The point is we need a nursing profession and a nursing family that can care for the patients to run the NHS. We have, what is it, 500,000 members in the RCN across the four countries. And that family provides and is the backbone of the NHS. Research, development: all of those things do not happen within the health service. Without nurses at the forefront of that, leading those projects, those changes, they are the ones that are there.
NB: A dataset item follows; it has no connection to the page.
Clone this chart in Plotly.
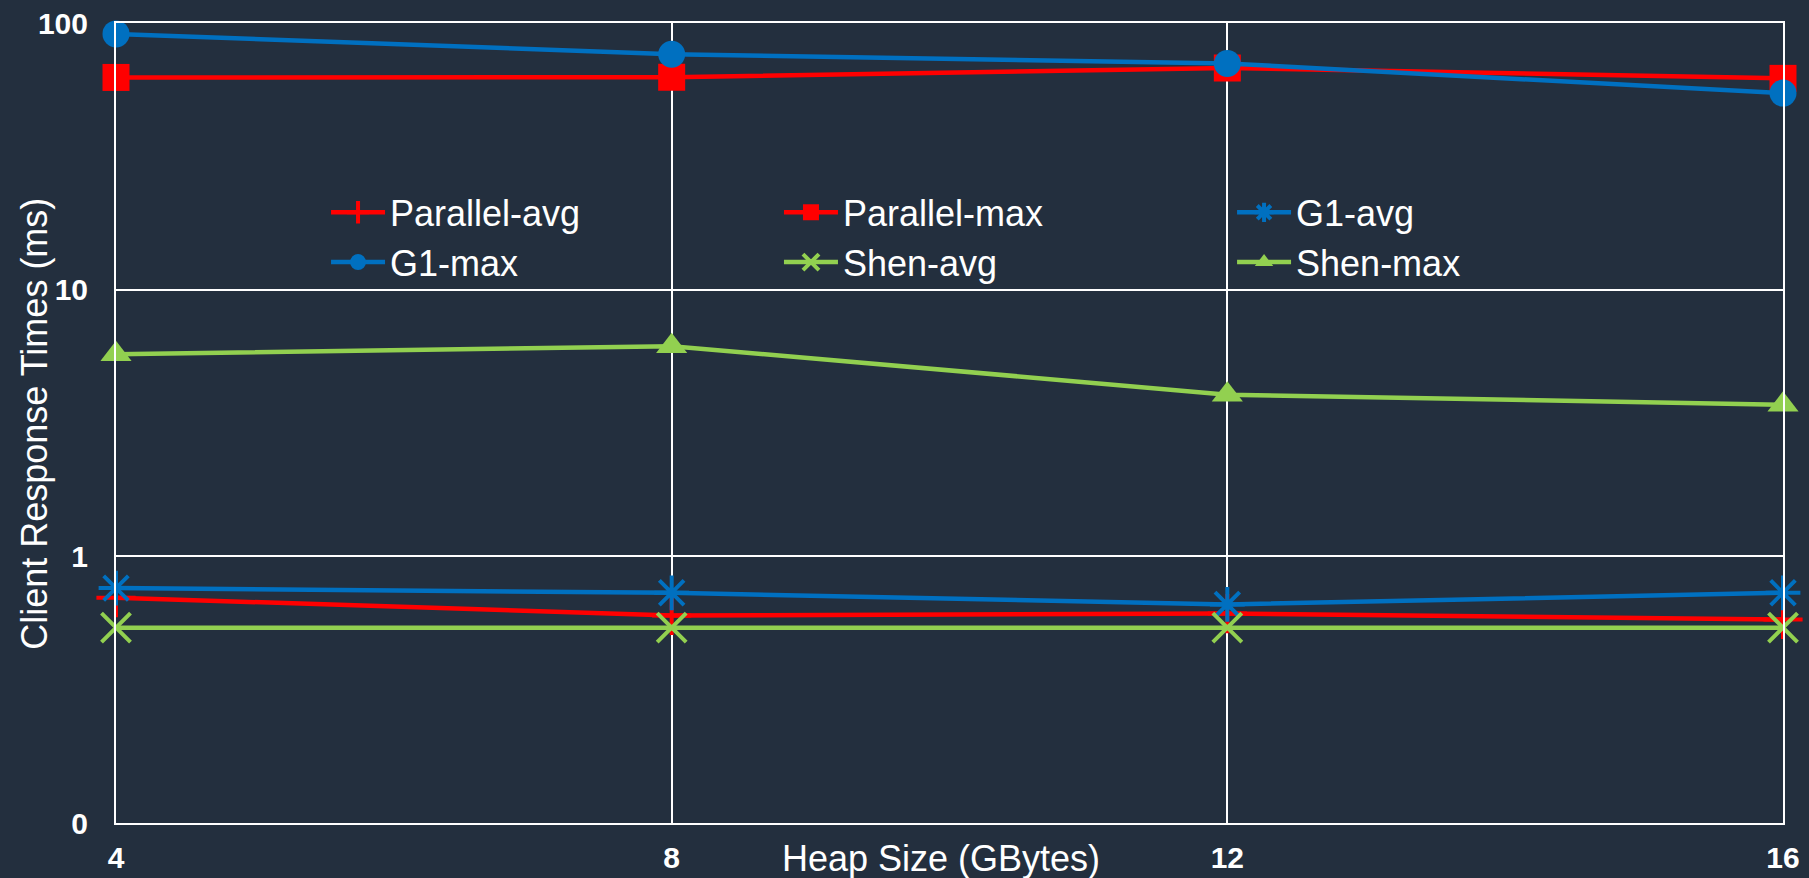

And without us, the NHS will not function. And we see that from our patients as well. We do this for our patients and that was the way that we were able to motivate our members is reminding our members if we do nothing. Yes, we went out on strike three years ago, but in England and Scotland and Wales is the first time the RCNs ever went out, and it’s 110-year history. The reason for that is nurses do not want to put extra strain on the system in any way. But we know, I know, that there’s no other option.

PBP

No. What you guys are doing today is caring– just as much as being in there.

Simon Higgs

They have to listen. We cannot have an NHS without a proper funded service.

Ruth Thompson

The other thing, the important point to make that we haven’t really made very much is we are a very specialized, highly skilled workforce. That has evolved constantly over the years. And nurses always stepped up to the mark. There’s no nurse here you’ll be who hasn’t done postgrad education. So not only are we a graduate profession, but people are constantly doing courses and they could be going and doing courses, they’ll do degrees, they’ll do specialist courses, they’ll do masters and maybe never go another grade above what they’re working on. I don’t know any other profession where that would happen, where you wouldn’t be rewarded for continuing your education. But nurses have always embraced that. They’ve always continued to take on specialist, advanced roles, taken on roles that other professions did. But it’s just a breaking point now.

Gail Young

In Northern Ireland we have the highest number of nurses who retire at a Band 5. They want us to be professional, but they don’t pay us as professionals.

PBP

That affects your entire retirement as well.

Gail Young

It does indeed.

PBP

I just want to say thank you very much for the interview and best of luck with this.

RCN strikers and reps Gail Young (left), Simon Higgs (centre), Ruth Thompson (right).
Some of the striking picketers at Ulster Hospital.
The strike picket at Dundonald with People Before Profit supporting.